* REQUIRED WORK
Leave out the pictures; transcribe all else exactly.
◆ ◆ ◆ ◆ ◆
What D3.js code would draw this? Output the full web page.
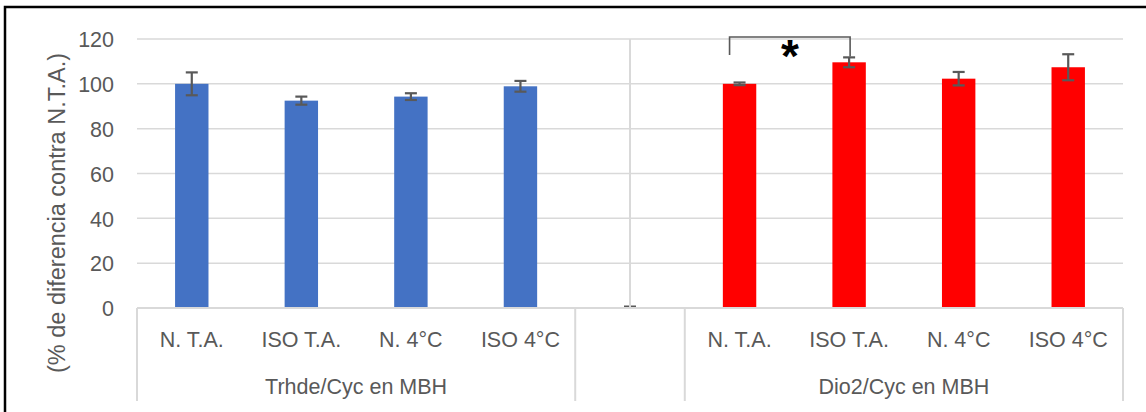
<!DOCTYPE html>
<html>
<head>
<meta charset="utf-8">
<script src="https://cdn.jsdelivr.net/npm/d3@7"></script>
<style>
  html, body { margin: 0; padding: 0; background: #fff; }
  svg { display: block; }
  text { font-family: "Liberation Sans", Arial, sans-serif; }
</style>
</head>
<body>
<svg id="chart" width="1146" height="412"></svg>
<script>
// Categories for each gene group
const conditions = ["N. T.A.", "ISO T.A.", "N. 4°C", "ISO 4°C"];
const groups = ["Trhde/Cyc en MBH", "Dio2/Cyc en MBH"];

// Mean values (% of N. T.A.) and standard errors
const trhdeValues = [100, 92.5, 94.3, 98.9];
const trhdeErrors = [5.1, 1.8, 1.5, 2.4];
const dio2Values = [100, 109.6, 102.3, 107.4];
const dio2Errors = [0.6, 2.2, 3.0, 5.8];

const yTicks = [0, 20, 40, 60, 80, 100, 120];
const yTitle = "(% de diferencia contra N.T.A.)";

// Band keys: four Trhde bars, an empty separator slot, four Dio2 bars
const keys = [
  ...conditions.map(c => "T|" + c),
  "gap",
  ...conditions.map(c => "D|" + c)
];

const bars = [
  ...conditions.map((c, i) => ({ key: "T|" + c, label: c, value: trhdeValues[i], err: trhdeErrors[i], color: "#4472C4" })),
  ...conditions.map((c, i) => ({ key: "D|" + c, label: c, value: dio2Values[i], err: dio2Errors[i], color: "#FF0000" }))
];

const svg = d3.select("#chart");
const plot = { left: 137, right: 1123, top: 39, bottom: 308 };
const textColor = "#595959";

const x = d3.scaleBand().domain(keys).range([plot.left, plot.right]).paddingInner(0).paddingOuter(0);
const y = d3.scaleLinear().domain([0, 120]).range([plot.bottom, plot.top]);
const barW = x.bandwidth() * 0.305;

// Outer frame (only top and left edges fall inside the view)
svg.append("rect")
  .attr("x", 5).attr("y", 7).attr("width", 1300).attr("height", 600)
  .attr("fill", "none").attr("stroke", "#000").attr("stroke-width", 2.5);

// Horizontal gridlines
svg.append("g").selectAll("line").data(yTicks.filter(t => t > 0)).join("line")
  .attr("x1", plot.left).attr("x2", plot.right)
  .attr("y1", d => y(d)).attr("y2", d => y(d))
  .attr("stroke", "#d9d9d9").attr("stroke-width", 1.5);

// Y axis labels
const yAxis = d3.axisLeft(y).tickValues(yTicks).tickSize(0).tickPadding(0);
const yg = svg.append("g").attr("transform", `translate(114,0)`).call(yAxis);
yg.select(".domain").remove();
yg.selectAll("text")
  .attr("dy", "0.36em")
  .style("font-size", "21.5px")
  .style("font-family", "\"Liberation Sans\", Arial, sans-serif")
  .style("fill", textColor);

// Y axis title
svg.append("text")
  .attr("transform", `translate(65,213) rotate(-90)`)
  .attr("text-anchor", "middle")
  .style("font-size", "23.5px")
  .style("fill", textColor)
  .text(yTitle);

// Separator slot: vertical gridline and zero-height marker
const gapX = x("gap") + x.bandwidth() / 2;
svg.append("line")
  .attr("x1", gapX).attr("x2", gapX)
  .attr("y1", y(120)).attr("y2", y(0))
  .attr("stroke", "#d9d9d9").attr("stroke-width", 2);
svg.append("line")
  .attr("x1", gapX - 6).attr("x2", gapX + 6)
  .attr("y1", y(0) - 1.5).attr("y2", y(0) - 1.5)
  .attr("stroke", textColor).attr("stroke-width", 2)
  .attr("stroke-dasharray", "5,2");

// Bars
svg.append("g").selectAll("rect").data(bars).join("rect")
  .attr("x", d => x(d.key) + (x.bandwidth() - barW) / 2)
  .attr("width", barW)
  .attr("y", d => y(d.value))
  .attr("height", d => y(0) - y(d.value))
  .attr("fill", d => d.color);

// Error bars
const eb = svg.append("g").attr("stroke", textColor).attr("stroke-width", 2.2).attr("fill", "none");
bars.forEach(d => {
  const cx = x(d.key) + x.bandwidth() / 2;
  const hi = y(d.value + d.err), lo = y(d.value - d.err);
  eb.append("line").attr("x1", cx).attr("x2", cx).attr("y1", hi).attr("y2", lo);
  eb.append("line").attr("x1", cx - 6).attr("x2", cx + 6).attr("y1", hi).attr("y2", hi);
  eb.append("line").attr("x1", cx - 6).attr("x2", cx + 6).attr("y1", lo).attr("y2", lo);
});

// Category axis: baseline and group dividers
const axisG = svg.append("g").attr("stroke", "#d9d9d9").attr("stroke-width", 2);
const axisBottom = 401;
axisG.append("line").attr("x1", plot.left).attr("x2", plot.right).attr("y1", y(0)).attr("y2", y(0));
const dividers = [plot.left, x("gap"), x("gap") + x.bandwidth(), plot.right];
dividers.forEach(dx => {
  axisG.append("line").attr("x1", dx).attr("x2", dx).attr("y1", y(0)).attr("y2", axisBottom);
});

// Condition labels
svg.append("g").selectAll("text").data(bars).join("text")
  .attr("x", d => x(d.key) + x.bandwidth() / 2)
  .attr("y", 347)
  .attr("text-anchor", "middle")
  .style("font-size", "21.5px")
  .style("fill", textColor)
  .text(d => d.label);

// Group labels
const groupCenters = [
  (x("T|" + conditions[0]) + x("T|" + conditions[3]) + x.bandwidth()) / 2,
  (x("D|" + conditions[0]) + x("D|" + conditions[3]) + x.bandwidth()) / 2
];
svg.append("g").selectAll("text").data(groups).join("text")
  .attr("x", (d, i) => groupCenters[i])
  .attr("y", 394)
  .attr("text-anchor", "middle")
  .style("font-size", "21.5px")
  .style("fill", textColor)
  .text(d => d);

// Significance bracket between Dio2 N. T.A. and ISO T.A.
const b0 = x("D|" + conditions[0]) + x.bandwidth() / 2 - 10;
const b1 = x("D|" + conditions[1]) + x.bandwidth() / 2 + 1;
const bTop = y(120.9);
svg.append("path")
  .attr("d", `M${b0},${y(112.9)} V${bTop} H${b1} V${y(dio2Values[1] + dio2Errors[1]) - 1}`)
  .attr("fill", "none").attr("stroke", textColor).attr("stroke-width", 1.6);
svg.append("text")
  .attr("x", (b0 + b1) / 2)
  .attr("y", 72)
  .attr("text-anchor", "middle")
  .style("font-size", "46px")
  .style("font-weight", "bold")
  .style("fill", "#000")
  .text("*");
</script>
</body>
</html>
◆ ◆ ◆ ◆ ◆
* EXERCISE SOLUTION
What D3.js code would draw this? Output the full web page.
<!DOCTYPE html>
<html>
<head>
<meta charset="utf-8">
<script src="https://cdn.jsdelivr.net/npm/d3@7"></script>
<style>
  html, body { margin: 0; padding: 0; background: #fff; }
  svg { display: block; }
  text { font-family: "Liberation Sans", Arial, sans-serif; }
</style>
</head>
<body>
<svg id="chart" width="1146" height="412"></svg>
<script>
// Categories for each gene group
const conditions = ["N. T.A.", "ISO T.A.", "N. 4°C", "ISO 4°C"];
const groups = ["Trhde/Cyc en MBH", "Dio2/Cyc en MBH"];

// Mean values (% of N. T.A.) and standard errors
const trhdeValues = [100, 92.5, 94.3, 98.9];
const trhdeErrors = [5.1, 1.8, 1.5, 2.4];
const dio2Values = [100, 109.6, 102.3, 107.4];
const dio2Errors = [0.6, 2.2, 3.0, 5.8];

const yTicks = [0, 20, 40, 60, 80, 100, 120];
const yTitle = "(% de diferencia contra N.T.A.)";

// Band keys: four Trhde bars, an empty separator slot, four Dio2 bars
const keys = [
  ...conditions.map(c => "T|" + c),
  "gap",
  ...conditions.map(c => "D|" + c)
];

const bars = [
  ...conditions.map((c, i) => ({ key: "T|" + c, label: c, value: trhdeValues[i], err: trhdeErrors[i], color: "#4472C4" })),
  ...conditions.map((c, i) => ({ key: "D|" + c, label: c, value: dio2Values[i], err: dio2Errors[i], color: "#FF0000" }))
];

const svg = d3.select("#chart");
const plot = { left: 137, right: 1123, top: 39, bottom: 308 };
const textColor = "#595959";

const x = d3.scaleBand().domain(keys).range([plot.left, plot.right]).paddingInner(0).paddingOuter(0);
const y = d3.scaleLinear().domain([0, 120]).range([plot.bottom, plot.top]);
const barW = x.bandwidth() * 0.305;

// Outer frame (only top and left edges fall inside the view)
svg.append("rect")
  .attr("x", 5).attr("y", 7).attr("width", 1300).attr("height", 600)
  .attr("fill", "none").attr("stroke", "#000").attr("stroke-width", 2.5);

// Horizontal gridlines
svg.append("g").selectAll("line").data(yTicks.filter(t => t > 0)).join("line")
  .attr("x1", plot.left).attr("x2", plot.right)
  .attr("y1", d => y(d)).attr("y2", d => y(d))
  .attr("stroke", "#d9d9d9").attr("stroke-width", 1.5);

// Y axis labels
const yAxis = d3.axisLeft(y).tickValues(yTicks).tickSize(0).tickPadding(0);
const yg = svg.append("g").attr("transform", `translate(114,0)`).call(yAxis);
yg.select(".domain").remove();
yg.selectAll("text")
  .attr("dy", "0.36em")
  .style("font-size", "21.5px")
  .style("font-family", "\"Liberation Sans\", Arial, sans-serif")
  .style("fill", textColor);

// Y axis title
svg.append("text")
  .attr("transform", `translate(65,213) rotate(-90)`)
  .attr("text-anchor", "middle")
  .style("font-size", "23.5px")
  .style("fill", textColor)
  .text(yTitle);

// Separator slot: vertical gridline and zero-height marker
const gapX = x("gap") + x.bandwidth() / 2;
svg.append("line")
  .attr("x1", gapX).attr("x2", gapX)
  .attr("y1", y(120)).attr("y2", y(0))
  .attr("stroke", "#d9d9d9").attr("stroke-width", 2);
svg.append("line")
  .attr("x1", gapX - 6).attr("x2", gapX + 6)
  .attr("y1", y(0) - 1.5).attr("y2", y(0) - 1.5)
  .attr("stroke", textColor).attr("stroke-width", 2)
  .attr("stroke-dasharray", "5,2");

// Bars
svg.append("g").selectAll("rect").data(bars).join("rect")
  .attr("x", d => x(d.key) + (x.bandwidth() - barW) / 2)
  .attr("width", barW)
  .attr("y", d => y(d.value))
  .attr("height", d => y(0) - y(d.value))
  .attr("fill", d => d.color);

// Error bars
const eb = svg.append("g").attr("stroke", textColor).attr("stroke-width", 2.2).attr("fill", "none");
bars.forEach(d => {
  const cx = x(d.key) + x.bandwidth() / 2;
  const hi = y(d.value + d.err), lo = y(d.value - d.err);
  eb.append("line").attr("x1", cx).attr("x2", cx).attr("y1", hi).attr("y2", lo);
  eb.append("line").attr("x1", cx - 6).attr("x2", cx + 6).attr("y1", hi).attr("y2", hi);
  eb.append("line").attr("x1", cx - 6).attr("x2", cx + 6).attr("y1", lo).attr("y2", lo);
});

// Category axis: baseline and group dividers
const axisG = svg.append("g").attr("stroke", "#d9d9d9").attr("stroke-width", 2);
const axisBottom = 401;
axisG.append("line").attr("x1", plot.left).attr("x2", plot.right).attr("y1", y(0)).attr("y2", y(0));
const dividers = [plot.left, x("gap"), x("gap") + x.bandwidth(), plot.right];
dividers.forEach(dx => {
  axisG.append("line").attr("x1", dx).attr("x2", dx).attr("y1", y(0)).attr("y2", axisBottom);
});

// Condition labels
svg.append("g").selectAll("text").data(bars).join("text")
  .attr("x", d => x(d.key) + x.bandwidth() / 2)
  .attr("y", 347)
  .attr("text-anchor", "middle")
  .style("font-size", "21.5px")
  .style("fill", textColor)
  .text(d => d.label);

// Group labels
const groupCenters = [
  (x("T|" + conditions[0]) + x("T|" + conditions[3]) + x.bandwidth()) / 2,
  (x("D|" + conditions[0]) + x("D|" + conditions[3]) + x.bandwidth()) / 2
];
svg.append("g").selectAll("text").data(groups).join("text")
  .attr("x", (d, i) => groupCenters[i])
  .attr("y", 394)
  .attr("text-anchor", "middle")
  .style("font-size", "21.5px")
  .style("fill", textColor)
  .text(d => d);

// Significance bracket between Dio2 N. T.A. and ISO T.A.
const b0 = x("D|" + conditions[0]) + x.bandwidth() / 2 - 10;
const b1 = x("D|" + conditions[1]) + x.bandwidth() / 2 + 1;
const bTop = y(120.9);
svg.append("path")
  .attr("d", `M${b0},${y(112.9)} V${bTop} H${b1} V${y(dio2Values[1] + dio2Errors[1]) - 1}`)
  .attr("fill", "none").attr("stroke", textColor).attr("stroke-width", 1.6);
svg.append("text")
  .attr("x", (b0 + b1) / 2)
  .attr("y", 72)
  .attr("text-anchor", "middle")
  .style("font-size", "46px")
  .style("font-weight", "bold")
  .style("fill", "#000")
  .text("*");
</script>
</body>
</html>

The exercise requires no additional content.